_Instructions to follow_:
The line holding "11950, 11250, 10550, 9300, 8900, 8600]" is the last one to output; start at the first line of the data, keep every line in between exactly, and leave out pictures.

_Recorded information_:
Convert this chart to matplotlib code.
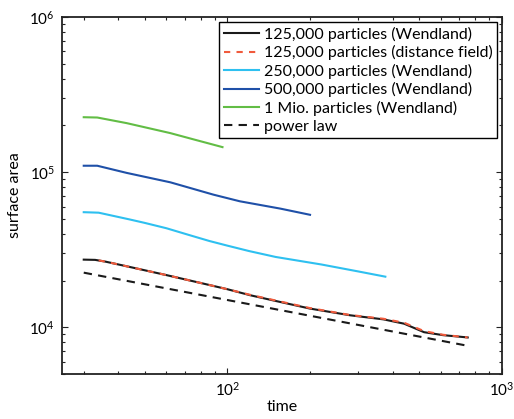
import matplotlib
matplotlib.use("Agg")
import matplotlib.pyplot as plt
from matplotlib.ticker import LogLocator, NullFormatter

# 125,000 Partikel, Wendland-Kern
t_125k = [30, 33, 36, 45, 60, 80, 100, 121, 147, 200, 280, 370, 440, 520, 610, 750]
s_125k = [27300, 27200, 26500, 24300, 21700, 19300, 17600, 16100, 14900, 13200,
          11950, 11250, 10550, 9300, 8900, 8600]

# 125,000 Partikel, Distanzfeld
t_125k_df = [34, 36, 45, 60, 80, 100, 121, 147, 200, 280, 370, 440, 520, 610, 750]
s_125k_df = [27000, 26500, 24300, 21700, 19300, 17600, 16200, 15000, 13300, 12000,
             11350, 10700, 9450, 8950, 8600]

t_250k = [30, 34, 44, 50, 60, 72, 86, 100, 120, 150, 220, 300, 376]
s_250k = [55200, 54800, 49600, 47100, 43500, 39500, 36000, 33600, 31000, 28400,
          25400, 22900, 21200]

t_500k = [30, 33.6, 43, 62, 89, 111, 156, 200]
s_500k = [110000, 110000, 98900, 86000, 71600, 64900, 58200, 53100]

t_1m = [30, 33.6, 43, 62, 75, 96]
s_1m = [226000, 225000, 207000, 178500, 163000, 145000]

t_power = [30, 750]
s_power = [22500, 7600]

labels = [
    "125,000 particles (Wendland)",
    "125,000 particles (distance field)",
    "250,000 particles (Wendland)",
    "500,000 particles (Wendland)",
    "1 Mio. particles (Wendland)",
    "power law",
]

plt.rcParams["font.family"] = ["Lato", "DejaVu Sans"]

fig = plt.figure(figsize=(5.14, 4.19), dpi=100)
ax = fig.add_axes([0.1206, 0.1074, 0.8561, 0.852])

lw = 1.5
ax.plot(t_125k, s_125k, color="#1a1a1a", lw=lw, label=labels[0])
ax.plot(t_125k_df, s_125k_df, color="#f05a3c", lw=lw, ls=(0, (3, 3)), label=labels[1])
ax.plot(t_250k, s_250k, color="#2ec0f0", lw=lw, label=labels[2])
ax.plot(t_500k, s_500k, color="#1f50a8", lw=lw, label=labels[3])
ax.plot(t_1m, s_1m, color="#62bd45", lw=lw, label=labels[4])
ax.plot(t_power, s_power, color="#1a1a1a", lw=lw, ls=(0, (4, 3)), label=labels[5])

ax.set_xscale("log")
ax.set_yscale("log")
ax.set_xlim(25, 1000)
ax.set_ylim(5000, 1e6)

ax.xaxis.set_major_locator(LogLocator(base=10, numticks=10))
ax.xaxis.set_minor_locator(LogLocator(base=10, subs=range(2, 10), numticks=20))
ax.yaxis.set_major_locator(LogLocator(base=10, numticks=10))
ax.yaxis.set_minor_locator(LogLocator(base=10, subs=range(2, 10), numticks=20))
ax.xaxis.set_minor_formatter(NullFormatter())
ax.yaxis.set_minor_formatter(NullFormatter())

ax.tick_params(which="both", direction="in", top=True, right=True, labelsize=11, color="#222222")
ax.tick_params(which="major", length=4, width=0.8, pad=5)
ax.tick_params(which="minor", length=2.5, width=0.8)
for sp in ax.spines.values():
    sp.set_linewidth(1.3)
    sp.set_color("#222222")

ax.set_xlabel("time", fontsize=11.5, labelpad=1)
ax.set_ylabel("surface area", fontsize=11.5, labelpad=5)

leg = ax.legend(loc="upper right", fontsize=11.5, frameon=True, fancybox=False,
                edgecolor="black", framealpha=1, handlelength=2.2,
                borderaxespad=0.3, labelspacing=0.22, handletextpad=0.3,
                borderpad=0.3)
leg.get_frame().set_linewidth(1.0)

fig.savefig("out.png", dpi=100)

_Answer_:
Convert this chart to matplotlib code.
import matplotlib
matplotlib.use("Agg")
import matplotlib.pyplot as plt
from matplotlib.ticker import LogLocator, NullFormatter

# 125,000 Partikel, Wendland-Kern
t_125k = [30, 33, 36, 45, 60, 80, 100, 121, 147, 200, 280, 370, 440, 520, 610, 750]
s_125k = [27300, 27200, 26500, 24300, 21700, 19300, 17600, 16100, 14900, 13200,
          11950, 11250, 10550, 9300, 8900, 8600]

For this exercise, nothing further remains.